Start of Information shown
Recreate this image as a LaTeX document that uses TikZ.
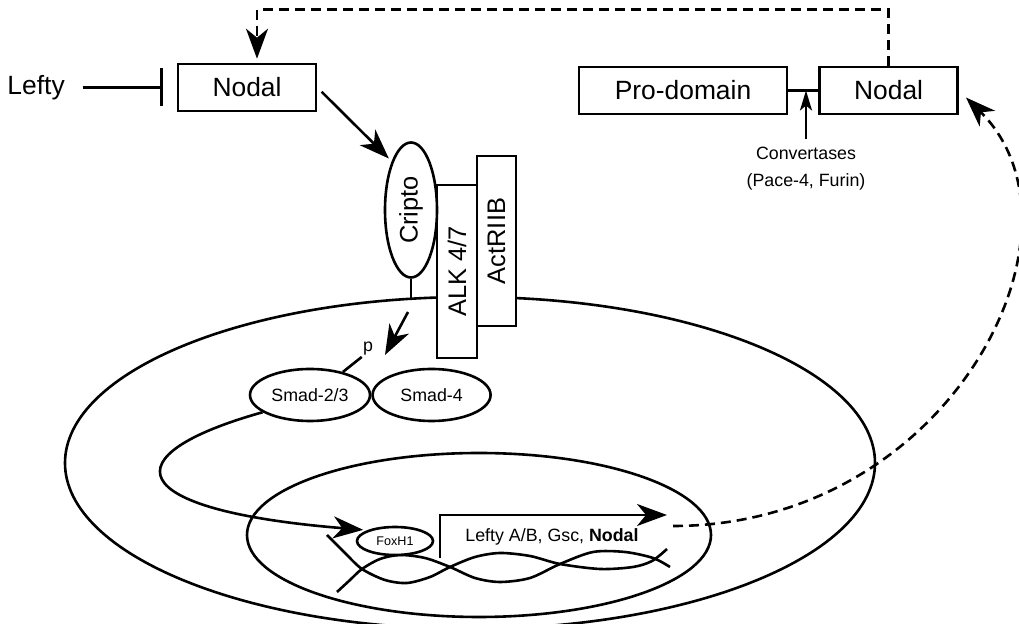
\documentclass[tikz,border=0pt]{standalone}
\usepackage{fontspec}
\setmainfont{Liberation Sans}
\usetikzlibrary{arrows.meta,shapes.geometric,positioning}

\begin{document}
\begin{tikzpicture}[x=0.5pt,y=-0.5pt,line width=1.3pt
	,big/.style={font=\fontsize{13.2}{16}\selectfont}
	,small/.style={font=\fontsize{8.9}{13.5}\selectfont}
	,box/.style={draw,fill=white,inner sep=0,minimum height=23.5pt,big}
	,receptor/.style={draw,fill=white,inner sep=0,rotate=90,font=\fontsize{12.7}{15}\selectfont}
	,blob/.style={ellipse,draw,fill=white,inner sep=0}
	,arr/.style={-{Stealth[length=15pt,width=11pt,inset=4.5pt]}}
	,feedback/.style={dash pattern=on 5pt off 3pt}
]

\useasboundingbox (0,0) rectangle (1019,624);

\node[ellipse,draw,inner sep=0,minimum width=405pt,minimum height=166pt](cell) at(470,463) {};
\node[ellipse,draw,inner sep=0,minimum width=232pt,minimum height=82pt](nucleus) at(479,535) {};

\node[box,minimum width=69pt](nodalL) at(247,87.5) {Nodal};
\node[big,left=52pt of nodalL](lefty) {Lefty};
\node[box,minimum width=104pt](pro) at(683,90.5) {Pro-domain};
\node[box,minimum width=69pt,right=15pt of pro](nodalR) {Nodal};
\node[small,align=center](conv) at(806,169) {Convertases\\(Pace-4, Furin)};

\node[receptor,minimum width=86.5pt,minimum height=20pt](alk) at(457,271.5) {ALK 4/7};
\node[receptor,minimum width=85pt,minimum height=19.5pt](actr) at(496.5,241) {ActRIIB};
\node[blob,rotate=90,minimum width=67.5pt,minimum height=26pt
	,font=\fontsize{12.7}{15}\selectfont](cripto) at(411,210) {Cripto};

\node[blob,small,minimum width=60pt,minimum height=26pt](smad23) at(310,395) {Smad-2/3};
\node[blob,small,minimum width=59pt,minimum height=26pt,right=0pt of smad23](smad4) {Smad-4};
\node[small,inner sep=0](p) at(368,349) {p};

\coordinate(stalk) at(411,298);
\coordinate(kin) at(408,312);
\coordinate(pin) at(385,355);
\coordinate(tss) at(440,558);
\coordinate(tend) at(667,515);
\coordinate(mrna) at(673,526);

\draw plot[smooth] coordinates {(327,535) (345,553) (362,569) (385,580) (407,583) (430,577)
	(450,567) (475,557) (500,553) (530,556) (560,564) (600,569) (633,567) (652,561) (667,549)};
\draw plot[smooth] coordinates {(337,592) (350,580) (362,569) (380,559) (400,555) (425,558)
	(450,567) (475,578) (500,582) (530,578) (560,564) (593,552) (625,552) (653,558) (670,567)};

\node[blob,minimum width=38pt,minimum height=14pt
	,font=\fontsize{6.3}{7}\selectfont](foxh1) at(395,541) {FoxH1};
\node[small](genes) at(552,537) {Lefty A/B, Gsc, \textbf{Nodal}};

\draw[-{Bar[width=19pt]},shorten <=5pt,shorten >=7pt] (lefty) -- (nodalL);
\draw[arr,shorten <=3pt,shorten >=2pt] (nodalL.east) -- (cripto.north east);
\draw (cripto.west) -- (stalk);
\draw (pro) -- (nodalR);
\draw[-{Stealth[length=10pt,width=6pt,inset=2.5pt]}] (conv.north) -- (conv.north |- pro.east);

\draw[arr] (kin) -- (pin);
\draw (smad23.35) -- (p.south west);
\draw[arr,shorten >=2pt] (smad23.200) .. controls (110,455) and (120,510) .. (foxh1.north west);
\draw[arr] (tss) |- (tend);

\draw[arr,feedback,shorten >=5pt] (mrna) .. controls (950,526) and (1100,230) .. (nodalR.east);
\draw[arr,feedback,shorten >=2pt] (nodalR.north) -- ++(0,-56) -| ([xshift=5pt]nodalL.north);

\end{tikzpicture}
\end{document}
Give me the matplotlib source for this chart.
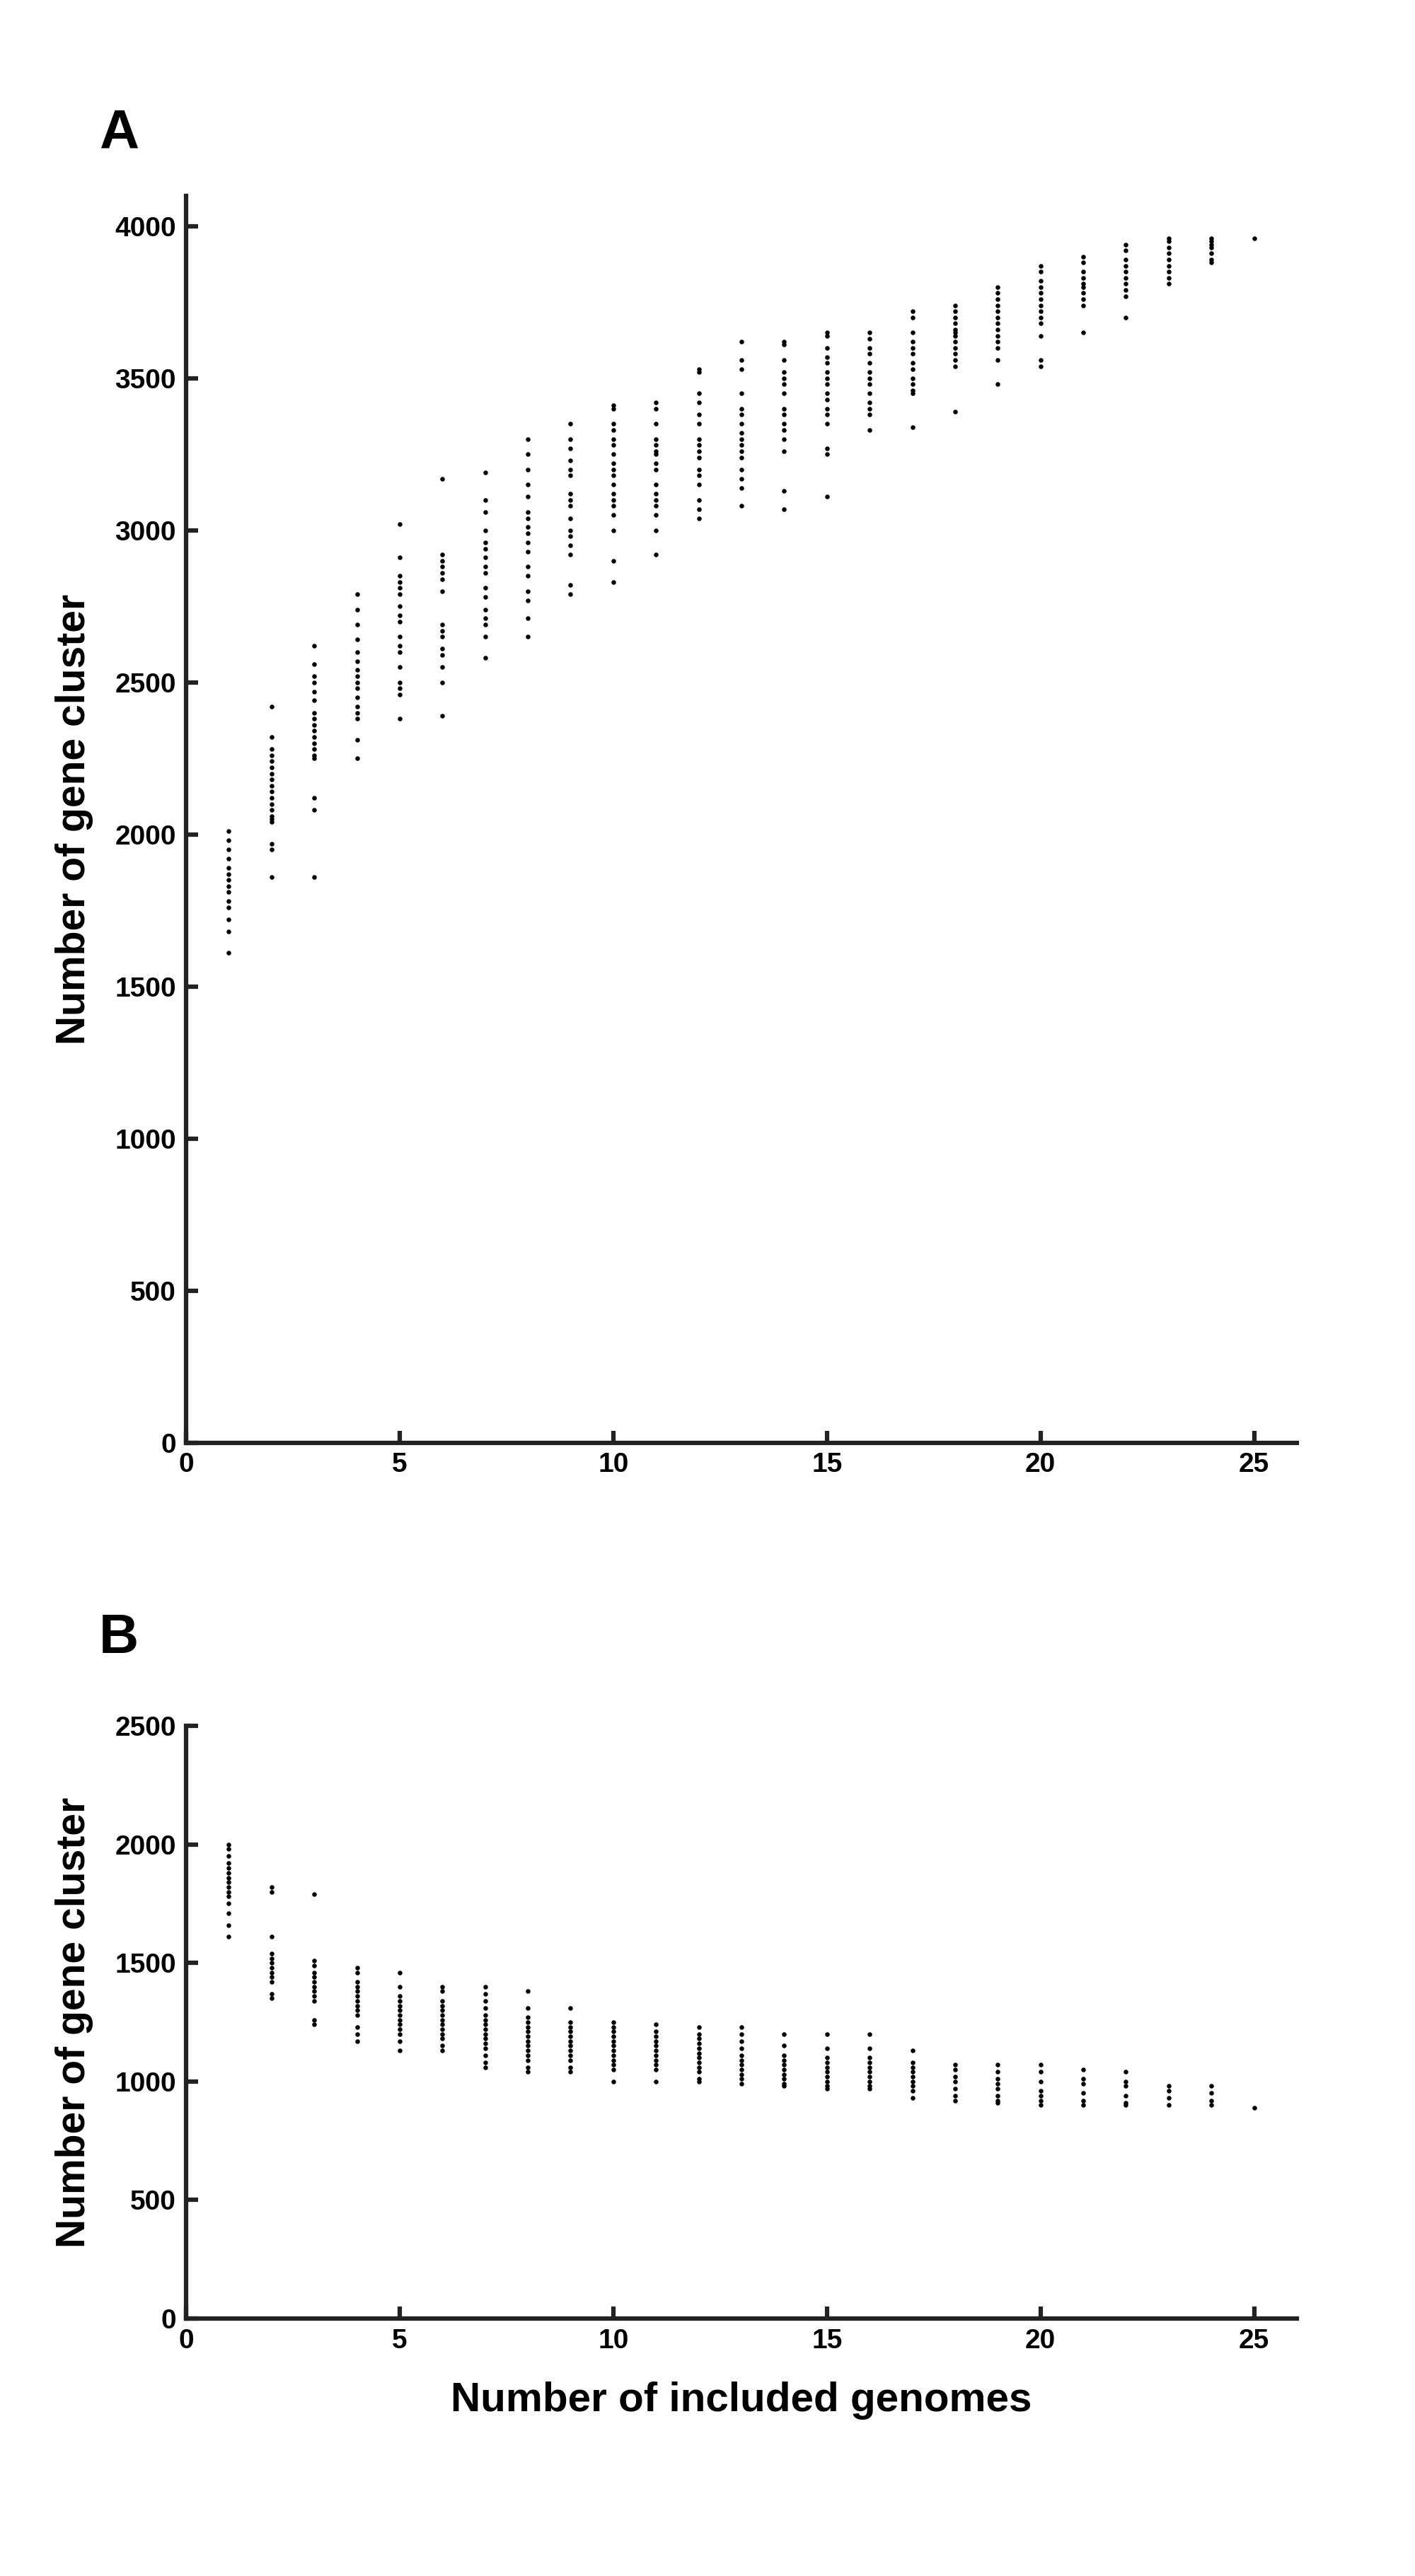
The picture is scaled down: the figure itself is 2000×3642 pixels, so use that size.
End of Information shown
- [Directions for this task]:
Pictures are not part of the copy; reproduce everything else in the records exactly.

- [Written answer]:
Recreate this image as a LaTeX document that uses TikZ.
\documentclass[tikz,border=0pt]{standalone}
\usepackage{fontspec}
\setmainfont{Liberation Sans}
\usetikzlibrary{arrows.meta,shapes.geometric,positioning}

\begin{document}
\begin{tikzpicture}[x=0.5pt,y=-0.5pt,line width=1.3pt
	,big/.style={font=\fontsize{13.2}{16}\selectfont}
	,small/.style={font=\fontsize{8.9}{13.5}\selectfont}
	,box/.style={draw,fill=white,inner sep=0,minimum height=23.5pt,big}
	,receptor/.style={draw,fill=white,inner sep=0,rotate=90,font=\fontsize{12.7}{15}\selectfont}
	,blob/.style={ellipse,draw,fill=white,inner sep=0}
	,arr/.style={-{Stealth[length=15pt,width=11pt,inset=4.5pt]}}
	,feedback/.style={dash pattern=on 5pt off 3pt}
]

\useasboundingbox (0,0) rectangle (1019,624);

\node[ellipse,draw,inner sep=0,minimum width=405pt,minimum height=166pt](cell) at(470,463) {};
\node[ellipse,draw,inner sep=0,minimum width=232pt,minimum height=82pt](nucleus) at(479,535) {};

\node[box,minimum width=69pt](nodalL) at(247,87.5) {Nodal};
\node[big,left=52pt of nodalL](lefty) {Lefty};
\node[box,minimum width=104pt](pro) at(683,90.5) {Pro-domain};
\node[box,minimum width=69pt,right=15pt of pro](nodalR) {Nodal};
\node[small,align=center](conv) at(806,169) {Convertases\\(Pace-4, Furin)};

\node[receptor,minimum width=86.5pt,minimum height=20pt](alk) at(457,271.5) {ALK 4/7};
\node[receptor,minimum width=85pt,minimum height=19.5pt](actr) at(496.5,241) {ActRIIB};
\node[blob,rotate=90,minimum width=67.5pt,minimum height=26pt
	,font=\fontsize{12.7}{15}\selectfont](cripto) at(411,210) {Cripto};

\node[blob,small,minimum width=60pt,minimum height=26pt](smad23) at(310,395) {Smad-2/3};
\node[blob,small,minimum width=59pt,minimum height=26pt,right=0pt of smad23](smad4) {Smad-4};
\node[small,inner sep=0](p) at(368,349) {p};

\coordinate(stalk) at(411,298);
\coordinate(kin) at(408,312);
\coordinate(pin) at(385,355);
\coordinate(tss) at(440,558);
\coordinate(tend) at(667,515);
\coordinate(mrna) at(673,526);

\draw plot[smooth] coordinates {(327,535) (345,553) (362,569) (385,580) (407,583) (430,577)
	(450,567) (475,557) (500,553) (530,556) (560,564) (600,569) (633,567) (652,561) (667,549)};
\draw plot[smooth] coordinates {(337,592) (350,580) (362,569) (380,559) (400,555) (425,558)
	(450,567) (475,578) (500,582) (530,578) (560,564) (593,552) (625,552) (653,558) (670,567)};

\node[blob,minimum width=38pt,minimum height=14pt
	,font=\fontsize{6.3}{7}\selectfont](foxh1) at(395,541) {FoxH1};
\node[small](genes) at(552,537) {Lefty A/B, Gsc, \textbf{Nodal}};

\draw[-{Bar[width=19pt]},shorten <=5pt,shorten >=7pt] (lefty) -- (nodalL);
\draw[arr,shorten <=3pt,shorten >=2pt] (nodalL.east) -- (cripto.north east);
\draw (cripto.west) -- (stalk);
\draw (pro) -- (nodalR);
\draw[-{Stealth[length=10pt,width=6pt,inset=2.5pt]}] (conv.north) -- (conv.north |- pro.east);

\draw[arr] (kin) -- (pin);
\draw (smad23.35) -- (p.south west);
\draw[arr,shorten >=2pt] (smad23.200) .. controls (110,455) and (120,510) .. (foxh1.north west);
\draw[arr] (tss) |- (tend);

\draw[arr,feedback,shorten >=5pt] (mrna) .. controls (950,526) and (1100,230) .. (nodalR.east);
\draw[arr,feedback,shorten >=2pt] (nodalR.north) -- ++(0,-56) -| ([xshift=5pt]nodalL.north);

\end{tikzpicture}
\end{document}
Give me the matplotlib source for this chart.
The picture is scaled down: the figure itself is 2000×3642 pixels, so use that size.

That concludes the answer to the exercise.